Due to power limitations and coexistence in ISM bands, up to 50% of the LoRa-frames are corrupted at low signal strengths (≈ −115dBm) and the built-in redundancy schemes in LoRa-Wide Area Network (LoRaWAN) cannot correct the corrupted bytes. To address this, higher spreading factors (SF) are used resulting in wasted energy, increased traffic load, and highly compromised effective data rate. Our on-field experiments showed a high correlation in corruption of close-by bytes. We propose a novel Divide & Code (DC) scheme for LoRaWANs as an alternative to using higher SF. DC pre-encodes LoRa payloads using lightweight and memoryless encoding.
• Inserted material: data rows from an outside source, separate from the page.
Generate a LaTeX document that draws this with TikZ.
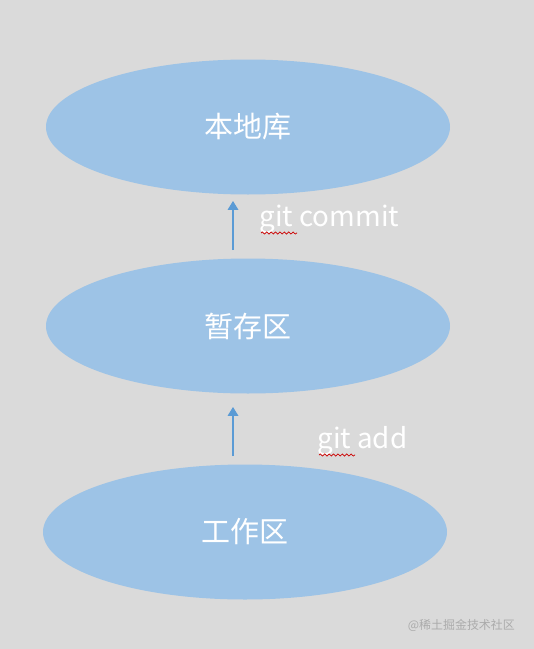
\documentclass[tikz,border=0pt]{standalone}
\usepackage{fontspec}
\usepackage{xcolor}
\usepackage{tikz}
\usetikzlibrary{positioning,shapes.geometric,arrows.meta,decorations.pathmorphing}
\newfontfamily\cjk{Noto Sans CJK SC}
\definecolor{stageBg}{HTML}{DADADA}
\definecolor{stageBlue}{HTML}{9DC3E6}
\definecolor{stageArrow}{HTML}{5B9BD5}
\definecolor{markGray}{HTML}{ABABAB}

\begin{document}
\begin{tikzpicture}[x=0.02cm,y=-0.02cm,
  area/.style={ellipse,fill=stageBlue,minimum width=404*0.02cm,minimum height=135*0.02cm,
    text=white,font=\cjk\fontsize{16.5}{18}\selectfont},
  cmd/.style={text=white,font=\cjk\fontsize{15.8}{17}\selectfont,inner sep=0pt},
  up/.style={stageArrow,line width=0.7pt,-{Triangle[length=5pt,width=6pt]}}]
  \fill[stageBg] (0,0) rectangle (534,649);
  \useasboundingbox (0,0) rectangle (534,649);
  % the three areas
  \node[area] (repo) at (248,127) {本地库};
  \node[area] (stage) at (248,326) {暂存区};
  \node[area] (work) at (245,532) {工作区};
  % arrows between them
  \coordinate (c1) at (233,250);
  \coordinate (c2) at (233,201);
  \coordinate (a1) at (233,456);
  \coordinate (a2) at (233,407);
  \draw[up] (c1) -- (c2);
  \draw[up] (a1) -- (a2);
  \node[cmd,anchor=west] (commit) at (259,219) {git commit};
  \node[cmd,anchor=west] (add) at (317,441) {git add};
  % spell check marks
  \draw[red!80!black,line width=0.4pt,decorate,decoration={snake,amplitude=0.6pt,segment length=2.5pt}]
    (261,233) -- (297,233);
  \draw[red!80!black,line width=0.4pt,decorate,decoration={snake,amplitude=0.6pt,segment length=2.5pt}]
    (319,455) -- (355,455);
  \node[text=markGray,font=\cjk\fontsize{6.8}{8}\selectfont,anchor=east] (mark) at (521,625) {@稀土掘金技术社区};
\end{tikzpicture}
\end{document}
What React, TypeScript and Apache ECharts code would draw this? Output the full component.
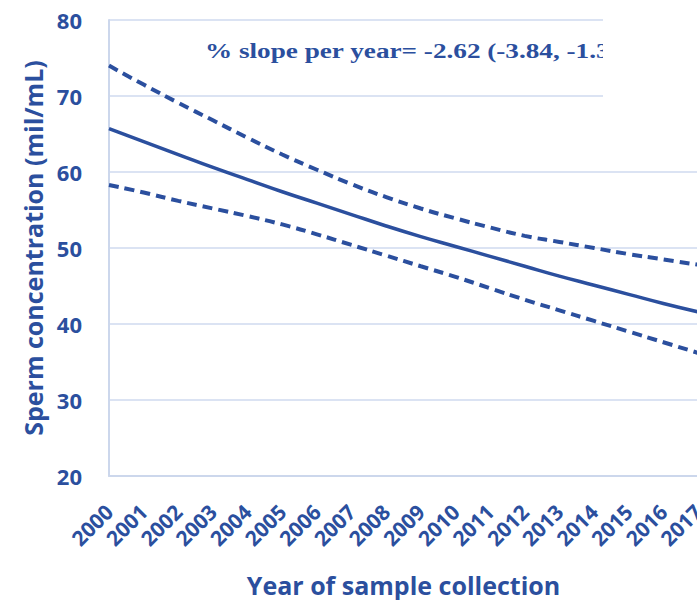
import React, { useEffect, useRef } from "react";
import * as echarts from "echarts";

const years = ["2000","2001","2002","2003","2004","2005","2006","2007","2008","2009","2010","2011","2012","2013","2014","2015","2016","2017"];
const central = [65.7, 64.0, 62.3, 60.6, 59.0, 57.4, 55.9, 54.4, 52.9, 51.5, 50.2, 48.9, 47.6, 46.3, 45.1, 43.9, 42.7, 41.6];
const upper = [74.0, 71.5, 69.1, 66.8, 64.5, 62.3, 60.3, 58.4, 56.7, 55.2, 53.9, 52.7, 51.6, 50.8, 50.0, 49.2, 48.5, 47.8];
const lower = [58.3, 57.3, 56.2, 55.2, 54.2, 53.1, 51.8, 50.4, 49.0, 47.6, 46.2, 44.7, 43.2, 41.8, 40.4, 39.0, 37.6, 36.2];
const annotation = "% slope per year= -2.62 (-3.84, -1.39)";

const BLUE = "#2b4f9e";
const GRID = "#dbe3f3";
const SANS = "'Open Sans', Lato, sans-serif";

export default function App() {
  const ref = useRef<HTMLDivElement>(null);
  useEffect(() => {
    if (!ref.current) return;
    const chart = echarts.init(ref.current, null, { renderer: "svg" });
    chart.setOption({
      animation: false,
      backgroundColor: "#ffffff",
      grid: { left: 109, right: -1, top: 20, bottom: 124, containLabel: false, outerBoundsMode: "none" },
      xAxis: {
        type: "category",
        data: years,
        boundaryGap: false,
        name: "Year of sample collection",
        nameLocation: "middle",
        nameGap: 96,
        nameTextStyle: { color: BLUE, fontSize: 25, fontWeight: "bold", fontFamily: SANS },
        axisLine: { show: true, lineStyle: { color: "#ccd7ec", width: 2 } },
        axisTick: { show: false },
        axisLabel: {
          interval: 0,
          rotate: 45,
          margin: 32,
          color: BLUE,
          fontSize: 21,
          fontWeight: "bold",
          fontFamily: SANS,
        },
        splitLine: { show: false },
      },
      yAxis: {
        type: "value",
        min: 20,
        max: 80,
        interval: 10,
        name: "Sperm concentration (mil/mL)",
        nameLocation: "middle",
        nameGap: 62,
        nameTextStyle: { color: BLUE, fontSize: 25, fontWeight: "bold", fontFamily: SANS },
        axisLine: { show: true, lineStyle: { color: "#ccd7ec", width: 2 } },
        axisTick: { show: false },
        axisLabel: { margin: 27, color: BLUE, fontSize: 22, fontWeight: "bold", fontFamily: SANS },
        splitLine: { show: true, lineStyle: { color: GRID, width: 2 } },
      },
      series: [
        {
          type: "line",
          data: upper,
          symbol: "none",
          smooth: true,
          lineStyle: { color: BLUE, width: 4, type: [10, 6] },
          z: 3,
        },
        {
          type: "line",
          data: central,
          symbol: "none",
          smooth: true,
          lineStyle: { color: BLUE, width: 3.5, type: "solid" },
          z: 3,
        },
        {
          type: "line",
          data: lower,
          symbol: "none",
          smooth: true,
          lineStyle: { color: BLUE, width: 4, type: [10, 6] },
          z: 3,
        },
      ],
      graphic: [
        {
          type: "text",
          x: 205,
          y: 41,
          scaleX: 1.36,
          scaleY: 1,
          z: 10,
          style: {
            x: 0,
            y: 0,
            text: annotation,
            fill: BLUE,
            verticalAlign: "top",
            font: "bold 20px 'Liberation Serif', 'Times New Roman', serif",
          },
        },
        {
          type: "rect",
          shape: { x: 603, y: 0, width: 100, height: 105 },
          z: 20,
          style: { fill: "#ffffff" },
        },
      ],
    });
    return () => chart.dispose();
  }, []);
  return (
    <div
      ref={ref}
      style={{ position: "fixed", left: 0, top: 0, width: 697, height: 600 }}
    />
  );
}
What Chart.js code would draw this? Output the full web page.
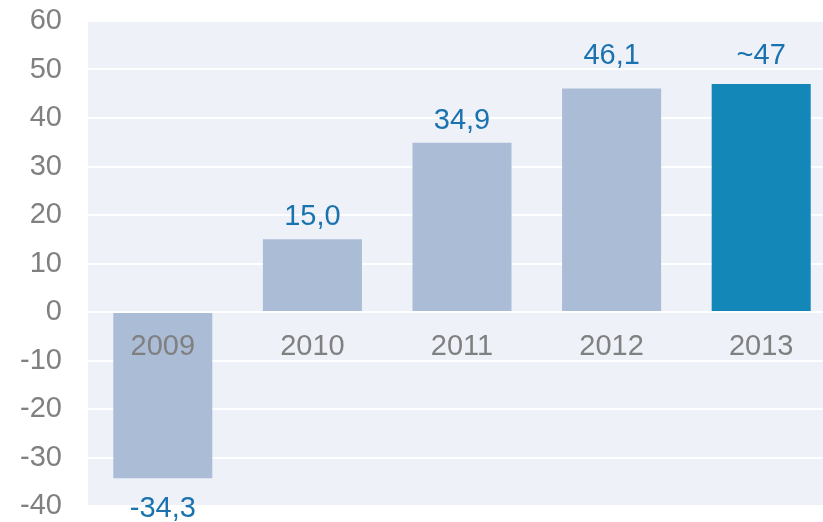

After receiving a corrupted frame, DC uses a combination of likely patterns of errors, time thresholds (TT), and splitting payloads into subgroups for batch processing to recover frames effectively and maintain low complexity and timely operation. Implementing DC on our LoRa-testbed, we show it outperforms vanilla-LoRaWAN and Reed-Solomon codes in decoding and energy consumption. We show that our schemes decode up to 80.5% of corrupted payloads on SF10 by trying only 0.03% of all patterns of error combinations. TT keeps processing times below 2 ms with only minor reductions in the decoding ratio of corrupted payloads. Finally, we show that introducing 30% redundancy with DC results in minimum energy consumption and high decoding ratio at low SNRs.